The Mystery of Edwin Drood. 15.9 cm wide by 10 cm high, vertically mounted.by Sir Luke Fildes. Facing page 152 for
Scanned image and text by Philip V. Allingham. [You may use this image without prior permission for any scholarly or educational purpose as long as you (1) credit the person who scanned the image and (2) link your document to this URL in a web document or cite the Victorian Web in a print one.]
In this scene, as in "Sleeping It Off," Fildes reveals his ability to convey tone and atmosphere through the "striking use of firelight and shadow as well as . . . [through the] expressive representation of hands as well as faces" (Cohen, 226). Lawyer Grewgious's suspicions, aroused by John Jasper's bizarre behaviour, are (presumably) that the music-master's romantic interest in his ward is somehow connected with the disappearance of Edwin Drood. The lawyer, having just broken the news of the couple's cancellation of their engagement, studies the prostrate figure circumspectly. Grewgious and the reader may impute Jasper's collapse to sheer exhaustion, but, if he is indeed behind the disappearance, the sheer futility of having murdered his beloved nephew may well be the real cause. The implication of the caption and the illustration is clear: if the sensible and detached observer of human nature "has his suspicions," so should we. The scarf, so conspicuous in Jasper's clothing on the day of Drood's last being seen, is the vital clue.
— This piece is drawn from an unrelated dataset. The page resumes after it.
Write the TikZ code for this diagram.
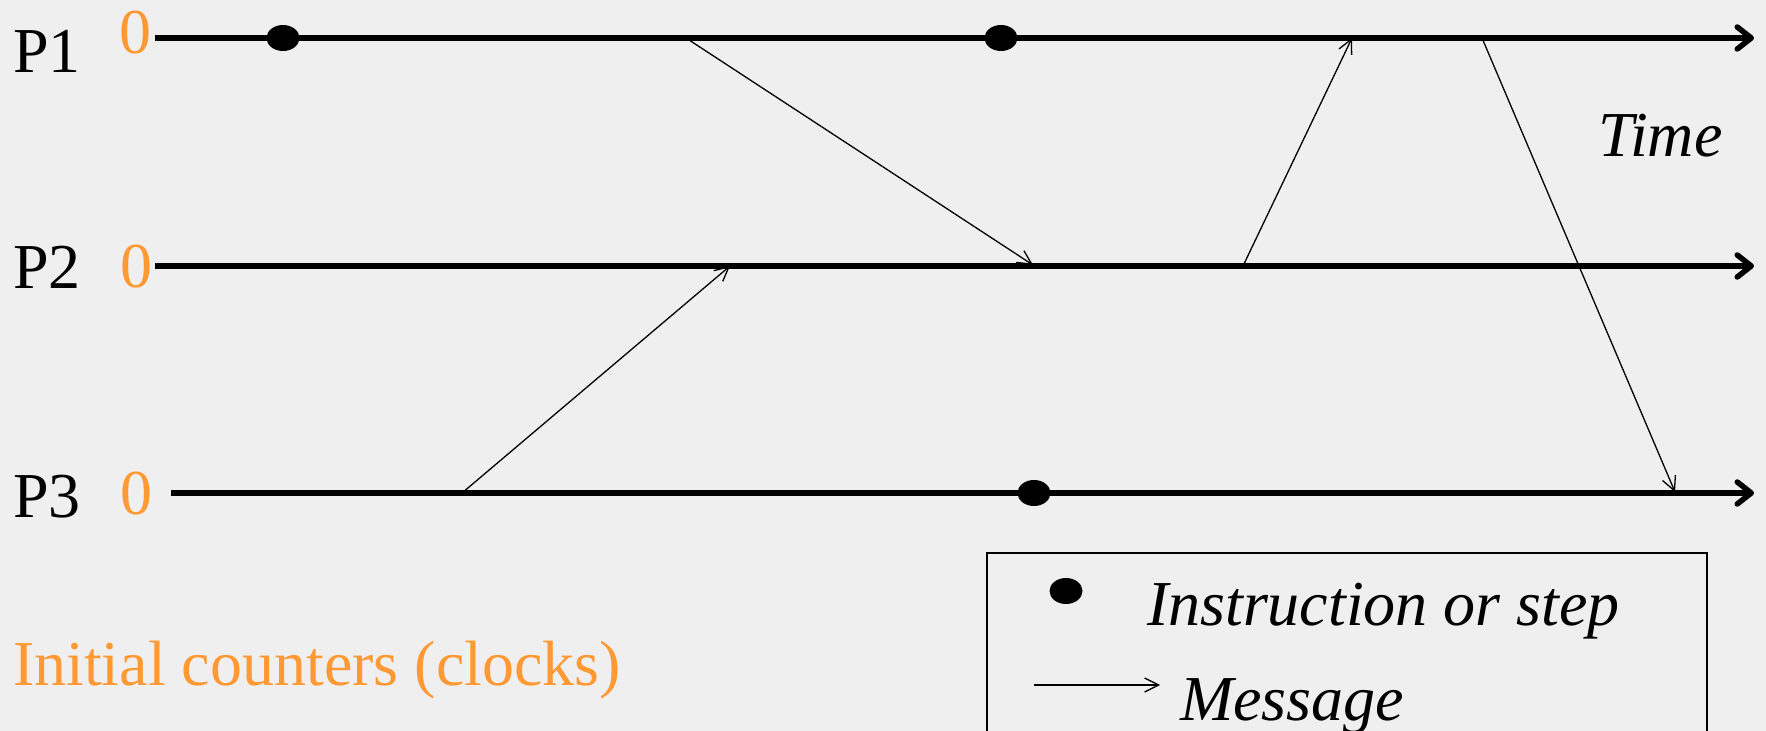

Dickens had apparently told Fildes, who later reported the conversation in a letter published in the Times Literary Supplement for 3 November 1905 (page 373) and to Frederic G. Kitton in person, that the uncle strangles his nephew with the silk scarf:
"I noticed in the proof of the forthcoming number [i. e., for July] a description of Jasper's costume so markedly different from what I had been accustomed to conceive him as likely to wear, that I went at once to Dickens to ask him if he had any special reason for so describing him. It was a matter of a neck-scarf. Whereupon Dickens, after some little cogitating, said he had a reason, and that he wished the scarf to be retained, and, after some hesitation told me why. He seemed to be rather troubled at my noticing the incident, and observed that he feared he was 'paying out' the 'mystery' too soon, unconsciously doing so; for, he said, he trusted to the 'mystery' being maintained until the end of the book. [Kitton, 213]
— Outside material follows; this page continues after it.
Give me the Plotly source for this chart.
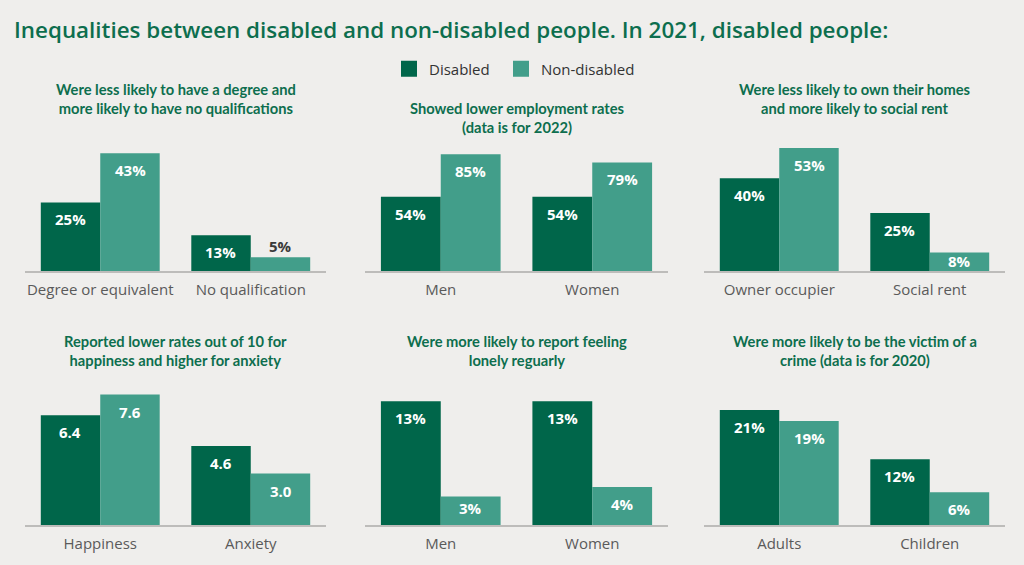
import plotly.graph_objects as go

# ---- data ----
panel_titles = [
    "Were less likely to have a degree and<br>more likely to have no qualifications",
    "Showed lower employment rates<br>(data is for 2022)",
    "Were less likely to own their homes<br>and more likely to social rent",
    "Reported lower rates out of 10 for<br>happiness and higher for anxiety",
    "Were more likely to report feeling<br>lonely reguarly",
    "Were more likely to be the victim of a<br>crime (data is for 2020)",
]
categories = [
    ["Degree or equivalent", "No qualification"],
    ["Men", "Women"],
    ["Owner occupier", "Social rent"],
    ["Happiness", "Anxiety"],
    ["Men", "Women"],
    ["Adults", "Children"],
]
disabled = [[25, 13], [54, 54], [40, 25], [6.4, 4.6], [13, 13], [21, 12]]
non_disabled = [[43, 5], [85, 79], [53, 8], [7.6, 3.0], [3, 4], [19, 6]]
value_labels_dis = [["25%", "13%"], ["54%", "54%"], ["40%", "25%"], ["6.4", "4.6"], ["13%", "13%"], ["21%", "12%"]]
value_labels_non = [["43%", "5%"], ["85%", "79%"], ["53%", "8%"], ["7.6", "3.0"], ["3%", "4%"], ["19%", "6%"]]
y_max = [47.8, 95.3, 56.5, 8.1, 14.6, 25.4]
series_names = ["Disabled", "Non-disabled"]

# ---- style ----
DARK = "#00664a"
LIGHT = "#429e8a"
TITLE_C = "#0d6e4e"
BG = "#efeeec"
W, H = 1024, 565

x_dom = [(25, 326), (365, 668), (704, 1005)]
row_px = [(140, 271), (386, 525)]  # (top, baseline) in pixels

fig = go.Figure()
annotations = []

def py(p):
    return 1 - p / H

for i in range(6):
    r, c = divmod(i, 3)
    ax = "" if i == 0 else str(i + 1)
    xa, ya = "x" + ax, "y" + ax
    fig.add_trace(go.Bar(x=categories[i], y=disabled[i], name=series_names[0],
                         marker=dict(color=DARK, line=dict(width=0)),
                         xaxis=xa, yaxis=ya, showlegend=False, hoverinfo="skip"))
    fig.add_trace(go.Bar(x=categories[i], y=non_disabled[i], name=series_names[1],
                         marker=dict(color=LIGHT, line=dict(width=0)),
                         xaxis=xa, yaxis=ya, showlegend=False, hoverinfo="skip"))
    x0, x1 = x_dom[c]
    top, base = row_px[r]
    fig.update_layout(**{
        ("xaxis" if i == 0 else "xaxis" + ax): dict(
            domain=[x0 / W, x1 / W], anchor=ya, showline=True, linecolor="#bdbcba",
            linewidth=1.5, showgrid=False, zeroline=False, ticks="",
            ticklabelstandoff=4,
            tickfont=dict(family="Open Sans", size=15, color="#5a5a5a"),
            fixedrange=True),
        ("yaxis" if i == 0 else "yaxis" + ax): dict(
            domain=[py(base), py(top)], anchor=xa, range=[0, y_max[i]],
            visible=False, showgrid=False, zeroline=False, fixedrange=True),
    })
    # value labels
    for j, cat in enumerate(categories[i]):
        for val, lab, sgn in ((disabled[i][j], value_labels_dis[i][j], -1),
                              (non_disabled[i][j], value_labels_non[i][j], 1)):
            shift = -17
            color = "white"
            if lab == "5%":
                shift, color = 11, "#3a3a3a"
            elif lab == "8%" and i == 2:
                shift = -9
            elif lab == "3%" and i == 4:
                shift = -12
            annotations.append(dict(
                x=cat, y=val, xref=xa, yref=ya, xshift=sgn * 29.8, yshift=shift,
                text=lab, showarrow=False, yanchor="middle", xanchor="center",
                font=dict(family="Open Sans", size=15, color=color, weight="bold")))
    # panel title
    cx = (x0 + x1) / 2
    ty = [98, 117, 98, 350, 350, 350][i]
    annotations.append(dict(
        x=cx / W, y=py(ty), xref="paper", yref="paper", text=panel_titles[i],
        showarrow=False, xanchor="center", yanchor="middle", align="center",
        font=dict(family="Lato", size=14.7, color=TITLE_C, weight="bold")))

# legend entries (swatches), one legend box each
for name, col, lg in zip(series_names, [DARK, LIGHT], ["legend", "legend2"]):
    fig.add_trace(go.Scatter(x=[None], y=[None], mode="markers", name=name,
                             marker=dict(symbol="square", size=18, color=col),
                             showlegend=True, hoverinfo="skip", legend=lg))

annotations.append(dict(
    x=12 / W, y=py(30), xref="paper", yref="paper",
    text="Inequalities between disabled and non-disabled people. In 2021, disabled people:",
    showarrow=False, xanchor="left", yanchor="middle",
    font=dict(family="Open Sans", size=22.4, color=TITLE_C, weight=600)))

leg_common = dict(orientation="h", y=py(69), xanchor="left", yanchor="middle",
                  font=dict(family="Open Sans", size=15, color="#333333"),
                  bgcolor="rgba(0,0,0,0)", itemwidth=30)

fig.update_layout(
    width=W, height=H, margin=dict(l=0, r=0, t=0, b=0),
    paper_bgcolor=BG, plot_bgcolor=BG,
    barmode="group", bargap=0.21, bargroupgap=0,
    annotations=annotations,
    legend=dict(x=389 / W, **leg_common),
    legend2=dict(x=501 / W, **leg_common),
)

fig.write_html("out.html", config={"displayModeBar": False},
               post_script="document.body.style.margin='0px';document.body.style.overflow='hidden';")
The plate fails to capture Jasper's writhing body and grasping of his head; rather, we see Jasper, dehumanized by either grief, frustration, or guilt, a mere "heap of torn and miry clothes upon the floor" (152, 1880 edn.) of his own apartment. Although we have already encountered this room in both text and illustration ("On Dangerous Ground," the second plate for the May 1870 serial instalment), Fildes now shows the room from quite a different perspective — to suggest, perhaps, that Grewgious is seeing its owner in a new way: the fireplace against which Neville was leaning was previously shown in some detail (and on an angle) in the well-lit room; now we see it head-on, its mantle, grate, and fender obscured in a darkness so consonant with the mood. The chair in which Edwin Drood sat at ease is now vacant, and the fur rug seems much diminished. Gone from our line of sight are the piano and table; in their place stands the massive easy-chair from which the shocked choirmaster has fallen. The slender, nattily dressed figure of John Jasper in the former plate has been replaced by the comatose body, suggesting Jasper's physical, mental, and moral deterioration since we last encountered him, in the second June plate, with Durdles and Sapsea.
Cohen, Jane R. "Chapter 18: Luke Fildes." Charles Dickens and His Original Illustrators. Columbus: Ohio State U. P., 1980. Pp. 221-234.
Dickens, Charles. The Letters of Charles Dickens, ed. Graham Storey. Oxford: Clarendon, 2002. Vol. 12 (1868-70).
The Mystery of Edwin Drood and Other Stories. Charles Dickens. With Illustrations [by Sir Luke Fildes, R. A.] London: Chapman and Hall Limited, 193, Piccadilly. 1880.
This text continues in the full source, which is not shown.